• Challenge:
Copy out each line of the material below with no changes.

········

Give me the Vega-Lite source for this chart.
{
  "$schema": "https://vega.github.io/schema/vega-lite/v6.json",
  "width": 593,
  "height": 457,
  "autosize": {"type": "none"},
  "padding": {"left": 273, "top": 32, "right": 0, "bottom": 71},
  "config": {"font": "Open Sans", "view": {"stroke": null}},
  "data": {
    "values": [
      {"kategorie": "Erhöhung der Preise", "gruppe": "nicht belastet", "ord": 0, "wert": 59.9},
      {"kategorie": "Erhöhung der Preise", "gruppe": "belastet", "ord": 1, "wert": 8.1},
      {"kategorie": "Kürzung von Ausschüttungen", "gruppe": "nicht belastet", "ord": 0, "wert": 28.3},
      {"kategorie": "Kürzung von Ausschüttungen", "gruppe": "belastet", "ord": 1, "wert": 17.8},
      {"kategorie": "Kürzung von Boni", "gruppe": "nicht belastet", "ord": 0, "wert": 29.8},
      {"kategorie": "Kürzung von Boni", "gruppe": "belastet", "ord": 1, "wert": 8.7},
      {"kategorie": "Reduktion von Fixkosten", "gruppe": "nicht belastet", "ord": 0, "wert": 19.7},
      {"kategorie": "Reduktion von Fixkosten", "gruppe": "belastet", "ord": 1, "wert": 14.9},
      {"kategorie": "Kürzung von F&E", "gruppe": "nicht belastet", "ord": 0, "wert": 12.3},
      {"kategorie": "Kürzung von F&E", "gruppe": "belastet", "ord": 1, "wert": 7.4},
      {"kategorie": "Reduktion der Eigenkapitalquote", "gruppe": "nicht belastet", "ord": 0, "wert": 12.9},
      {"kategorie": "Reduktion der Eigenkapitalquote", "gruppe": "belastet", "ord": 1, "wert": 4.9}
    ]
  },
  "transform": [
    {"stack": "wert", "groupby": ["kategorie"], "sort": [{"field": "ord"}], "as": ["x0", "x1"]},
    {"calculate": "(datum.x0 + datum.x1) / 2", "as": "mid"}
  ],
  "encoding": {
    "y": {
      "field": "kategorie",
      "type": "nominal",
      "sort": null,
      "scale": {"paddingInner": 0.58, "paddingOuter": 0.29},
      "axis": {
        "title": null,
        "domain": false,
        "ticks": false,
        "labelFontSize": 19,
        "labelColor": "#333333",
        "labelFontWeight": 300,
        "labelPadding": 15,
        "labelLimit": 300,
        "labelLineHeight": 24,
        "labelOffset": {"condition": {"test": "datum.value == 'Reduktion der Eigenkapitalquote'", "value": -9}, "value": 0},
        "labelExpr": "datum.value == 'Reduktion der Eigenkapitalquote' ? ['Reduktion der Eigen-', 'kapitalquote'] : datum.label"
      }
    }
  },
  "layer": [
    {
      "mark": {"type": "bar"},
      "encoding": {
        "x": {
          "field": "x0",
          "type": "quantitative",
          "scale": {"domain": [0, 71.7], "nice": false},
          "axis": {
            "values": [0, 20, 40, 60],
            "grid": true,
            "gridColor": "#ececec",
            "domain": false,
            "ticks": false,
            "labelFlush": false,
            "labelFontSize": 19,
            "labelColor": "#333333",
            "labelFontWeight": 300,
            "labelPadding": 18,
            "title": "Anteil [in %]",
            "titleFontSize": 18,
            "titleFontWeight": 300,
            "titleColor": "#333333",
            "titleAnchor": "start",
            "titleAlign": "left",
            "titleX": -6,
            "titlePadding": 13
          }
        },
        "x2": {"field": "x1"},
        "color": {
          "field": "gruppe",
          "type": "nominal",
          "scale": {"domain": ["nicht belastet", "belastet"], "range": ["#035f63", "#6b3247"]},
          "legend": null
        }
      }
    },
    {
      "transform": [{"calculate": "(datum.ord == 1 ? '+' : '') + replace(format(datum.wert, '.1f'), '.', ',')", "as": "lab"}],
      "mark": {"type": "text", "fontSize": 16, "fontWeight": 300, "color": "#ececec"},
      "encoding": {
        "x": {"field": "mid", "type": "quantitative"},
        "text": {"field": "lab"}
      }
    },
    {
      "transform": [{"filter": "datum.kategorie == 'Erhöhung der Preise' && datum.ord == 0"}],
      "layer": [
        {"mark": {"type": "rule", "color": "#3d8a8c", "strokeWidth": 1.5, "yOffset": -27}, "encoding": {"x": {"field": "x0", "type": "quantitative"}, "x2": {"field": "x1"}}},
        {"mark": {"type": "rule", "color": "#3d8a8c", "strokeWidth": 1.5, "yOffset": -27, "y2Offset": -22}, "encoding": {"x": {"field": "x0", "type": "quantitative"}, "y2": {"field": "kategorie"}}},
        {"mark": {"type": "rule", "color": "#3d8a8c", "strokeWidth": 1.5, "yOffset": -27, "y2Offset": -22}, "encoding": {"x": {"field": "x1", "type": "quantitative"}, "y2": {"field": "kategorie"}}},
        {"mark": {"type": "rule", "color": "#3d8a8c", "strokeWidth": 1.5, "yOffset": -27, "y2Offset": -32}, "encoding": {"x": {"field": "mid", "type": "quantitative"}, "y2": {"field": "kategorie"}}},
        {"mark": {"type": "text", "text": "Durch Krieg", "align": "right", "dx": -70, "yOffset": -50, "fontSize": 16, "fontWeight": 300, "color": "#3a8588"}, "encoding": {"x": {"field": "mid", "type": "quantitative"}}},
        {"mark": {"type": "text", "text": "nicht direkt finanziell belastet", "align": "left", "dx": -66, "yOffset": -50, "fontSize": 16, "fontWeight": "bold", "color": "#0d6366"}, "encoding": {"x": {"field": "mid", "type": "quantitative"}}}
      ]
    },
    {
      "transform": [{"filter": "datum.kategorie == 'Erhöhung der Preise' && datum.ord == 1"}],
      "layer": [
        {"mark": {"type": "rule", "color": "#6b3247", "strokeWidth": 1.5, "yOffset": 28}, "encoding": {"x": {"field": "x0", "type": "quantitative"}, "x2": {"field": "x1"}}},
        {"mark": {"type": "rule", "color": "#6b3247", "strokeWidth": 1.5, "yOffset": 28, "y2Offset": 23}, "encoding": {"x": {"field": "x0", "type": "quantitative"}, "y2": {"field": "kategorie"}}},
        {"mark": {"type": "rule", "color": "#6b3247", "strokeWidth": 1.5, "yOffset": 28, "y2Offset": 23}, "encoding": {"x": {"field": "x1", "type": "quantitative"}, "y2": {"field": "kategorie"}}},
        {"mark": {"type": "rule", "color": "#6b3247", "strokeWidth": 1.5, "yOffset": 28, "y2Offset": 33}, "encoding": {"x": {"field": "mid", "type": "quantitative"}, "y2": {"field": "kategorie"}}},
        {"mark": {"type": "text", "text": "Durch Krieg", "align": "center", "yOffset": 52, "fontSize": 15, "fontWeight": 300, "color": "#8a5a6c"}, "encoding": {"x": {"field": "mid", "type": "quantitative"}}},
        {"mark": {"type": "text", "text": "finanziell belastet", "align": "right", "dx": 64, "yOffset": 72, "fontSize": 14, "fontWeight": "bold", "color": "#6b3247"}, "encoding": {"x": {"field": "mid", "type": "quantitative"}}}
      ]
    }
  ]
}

········

• Result of this task:
Give me the Vega-Lite source for this chart.
{
  "$schema": "https://vega.github.io/schema/vega-lite/v6.json",
  "width": 593,
  "height": 457,
  "autosize": {"type": "none"},
  "padding": {"left": 273, "top": 32, "right": 0, "bottom": 71},
  "config": {"font": "Open Sans", "view": {"stroke": null}},
  "data": {
    "values": [
      {"kategorie": "Erhöhung der Preise", "gruppe": "nicht belastet", "ord": 0, "wert": 59.9},
      {"kategorie": "Erhöhung der Preise", "gruppe": "belastet", "ord": 1, "wert": 8.1},
      {"kategorie": "Kürzung von Ausschüttungen", "gruppe": "nicht belastet", "ord": 0, "wert": 28.3},
      {"kategorie": "Kürzung von Ausschüttungen", "gruppe": "belastet", "ord": 1, "wert": 17.8},
      {"kategorie": "Kürzung von Boni", "gruppe": "nicht belastet", "ord": 0, "wert": 29.8},
      {"kategorie": "Kürzung von Boni", "gruppe": "belastet", "ord": 1, "wert": 8.7},
      {"kategorie": "Reduktion von Fixkosten", "gruppe": "nicht belastet", "ord": 0, "wert": 19.7},
      {"kategorie": "Reduktion von Fixkosten", "gruppe": "belastet", "ord": 1, "wert": 14.9},
      {"kategorie": "Kürzung von F&E", "gruppe": "nicht belastet", "ord": 0, "wert": 12.3},
      {"kategorie": "Kürzung von F&E", "gruppe": "belastet", "ord": 1, "wert": 7.4},
      {"kategorie": "Reduktion der Eigenkapitalquote", "gruppe": "nicht belastet", "ord": 0, "wert": 12.9},
      {"kategorie": "Reduktion der Eigenkapitalquote", "gruppe": "belastet", "ord": 1, "wert": 4.9}
    ]
  },
  "transform": [
    {"stack": "wert", "groupby": ["kategorie"], "sort": [{"field": "ord"}], "as": ["x0", "x1"]},
    {"calculate": "(datum.x0 + datum.x1) / 2", "as": "mid"}
  ],
  "encoding": {
    "y": {
      "field": "kategorie",
      "type": "nominal",
      "sort": null,
      "scale": {"paddingInner": 0.58, "paddingOuter": 0.29},
      "axis": {
        "title": null,
        "domain": false,
        "ticks": false,
        "labelFontSize": 19,
        "labelColor": "#333333",
        "labelFontWeight": 300,
        "labelPadding": 15,
        "labelLimit": 300,
        "labelLineHeight": 24,
        "labelOffset": {"condition": {"test": "datum.value == 'Reduktion der Eigenkapitalquote'", "value": -9}, "value": 0},
        "labelExpr": "datum.value == 'Reduktion der Eigenkapitalquote' ? ['Reduktion der Eigen-', 'kapitalquote'] : datum.label"
      }
    }
  },
  "layer": [
    {
      "mark": {"type": "bar"},
      "encoding": {
        "x": {
          "field": "x0",
          "type": "quantitative",
          "scale": {"domain": [0, 71.7], "nice": false},
          "axis": {
            "values": [0, 20, 40, 60],
            "grid": true,
            "gridColor": "#ececec",
            "domain": false,
            "ticks": false,
            "labelFlush": false,
            "labelFontSize": 19,
            "labelColor": "#333333",
            "labelFontWeight": 300,
            "labelPadding": 18,
            "title": "Anteil [in %]",
            "titleFontSize": 18,
            "titleFontWeight": 300,
            "titleColor": "#333333",
            "titleAnchor": "start",
            "titleAlign": "left",
            "titleX": -6,
            "titlePadding": 13
          }
        },
        "x2": {"field": "x1"},
        "color": {
          "field": "gruppe",
          "type": "nominal",
          "scale": {"domain": ["nicht belastet", "belastet"], "range": ["#035f63", "#6b3247"]},
          "legend": null
        }
      }
    },
    {
      "transform": [{"calculate": "(datum.ord == 1 ? '+' : '') + replace(format(datum.wert, '.1f'), '.', ',')", "as": "lab"}],
      "mark": {"type": "text", "fontSize": 16, "fontWeight": 300, "color": "#ececec"},
      "encoding": {
        "x": {"field": "mid", "type": "quantitative"},
        "text": {"field": "lab"}
      }
    },
    {
      "transform": [{"filter": "datum.kategorie == 'Erhöhung der Preise' && datum.ord == 0"}],
      "layer": [
        {"mark": {"type": "rule", "color": "#3d8a8c", "strokeWidth": 1.5, "yOffset": -27}, "encoding": {"x": {"field": "x0", "type": "quantitative"}, "x2": {"field": "x1"}}},
        {"mark": {"type": "rule", "color": "#3d8a8c", "strokeWidth": 1.5, "yOffset": -27, "y2Offset": -22}, "encoding": {"x": {"field": "x0", "type": "quantitative"}, "y2": {"field": "kategorie"}}},
        {"mark": {"type": "rule", "color": "#3d8a8c", "strokeWidth": 1.5, "yOffset": -27, "y2Offset": -22}, "encoding": {"x": {"field": "x1", "type": "quantitative"}, "y2": {"field": "kategorie"}}},
        {"mark": {"type": "rule", "color": "#3d8a8c", "strokeWidth": 1.5, "yOffset": -27, "y2Offset": -32}, "encoding": {"x": {"field": "mid", "type": "quantitative"}, "y2": {"field": "kategorie"}}},
        {"mark": {"type": "text", "text": "Durch Krieg", "align": "right", "dx": -70, "yOffset": -50, "fontSize": 16, "fontWeight": 300, "color": "#3a8588"}, "encoding": {"x": {"field": "mid", "type": "quantitative"}}},
        {"mark": {"type": "text", "text": "nicht direkt finanziell belastet", "align": "left", "dx": -66, "yOffset": -50, "fontSize": 16, "fontWeight": "bold", "color": "#0d6366"}, "encoding": {"x": {"field": "mid", "type": "quantitative"}}}
      ]
    },
    {
      "transform": [{"filter": "datum.kategorie == 'Erhöhung der Preise' && datum.ord == 1"}],
      "layer": [
        {"mark": {"type": "rule", "color": "#6b3247", "strokeWidth": 1.5, "yOffset": 28}, "encoding": {"x": {"field": "x0", "type": "quantitative"}, "x2": {"field": "x1"}}},
        {"mark": {"type": "rule", "color": "#6b3247", "strokeWidth": 1.5, "yOffset": 28, "y2Offset": 23}, "encoding": {"x": {"field": "x0", "type": "quantitative"}, "y2": {"field": "kategorie"}}},
        {"mark": {"type": "rule", "color": "#6b3247", "strokeWidth": 1.5, "yOffset": 28, "y2Offset": 23}, "encoding": {"x": {"field": "x1", "type": "quantitative"}, "y2": {"field": "kategorie"}}},
        {"mark": {"type": "rule", "color": "#6b3247", "strokeWidth": 1.5, "yOffset": 28, "y2Offset": 33}, "encoding": {"x": {"field": "mid", "type": "quantitative"}, "y2": {"field": "kategorie"}}},
        {"mark": {"type": "text", "text": "Durch Krieg", "align": "center", "yOffset": 52, "fontSize": 15, "fontWeight": 300, "color": "#8a5a6c"}, "encoding": {"x": {"field": "mid", "type": "quantitative"}}},
        {"mark": {"type": "text", "text": "finanziell belastet", "align": "right", "dx": 64, "yOffset": 72, "fontSize": 14, "fontWeight": "bold", "color": "#6b3247"}, "encoding": {"x": {"field": "mid", "type": "quantitative"}}}
      ]
    }
  ]
}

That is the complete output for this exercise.